The suspension of Russia-Ukraine deal
Moreover, Russia allegedly retaliated by formally canceling – or at least suspending – its free trade regime with Ukraine on the same day. Ukrainian government has then vowed to prepare sanctions against Russia in response, and it’s now expected to announce a list of banned Russian products in the near future.
Also the whole implementation process of the DCFTA deserves a mention, as the road to the formalization of the EU-Ukraine free-trade adoption of the deal has been sprinkled with complications and obstacles.

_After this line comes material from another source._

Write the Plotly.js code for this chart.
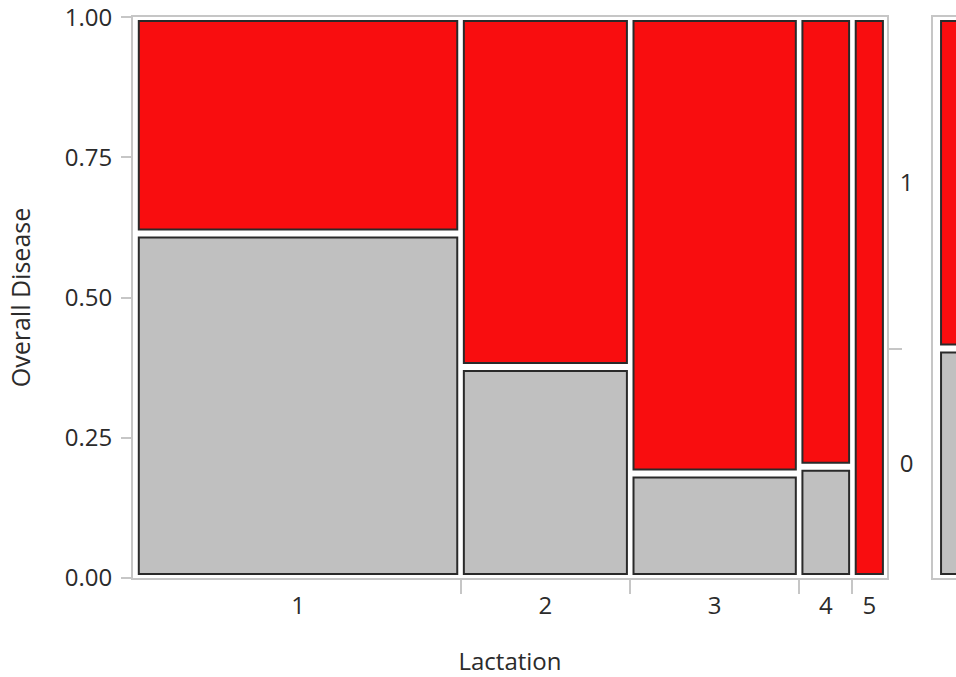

At the end of 2013, Ukraine’s then pro-Kremlin president Viktor Yanukovych turned down the agreement, triggering pro-European protests that led him to leave his role and eventually to the conflict in eastern Ukraine.
A heavy damage
Now Ukraine’s President Petro Poroshenko reportedly stated that Russia’s alleged retaliatory move would cause “damage” to Ukraine’s economy but also underlined that he was “ready to pay the price” and try to push to join a European Union free-trade zone, as reported by Agence France-Press (AFP).
Moscow’s response is something Ukraine surely cannot ignore though. Russia is still Ukraine’s largest trade partner, with around € 9.5 billion in trade made during the January-October 2015 period. Kiev’s Presidential office says it expects to lose some € 550 million as a result of the measures, which is something that will have an enormous impact. Obviously Kiev now hopes to cover the gap putting rocket boosters to its trade machine towards the EU, but it’s still hard to see how fast the “European treatment” will bring the expected results.
According to the European Commission the EU exports to Ukraine amount to € 17 billion. According to the Ukrainian government, the free trade area with the EU would boost Ukraine’s annual economic growth by at least 0.6 percent, promote exports by 2-3 percent each year, and create up to 190,000 new jobs.
The European Sting will be monitoring the case closely.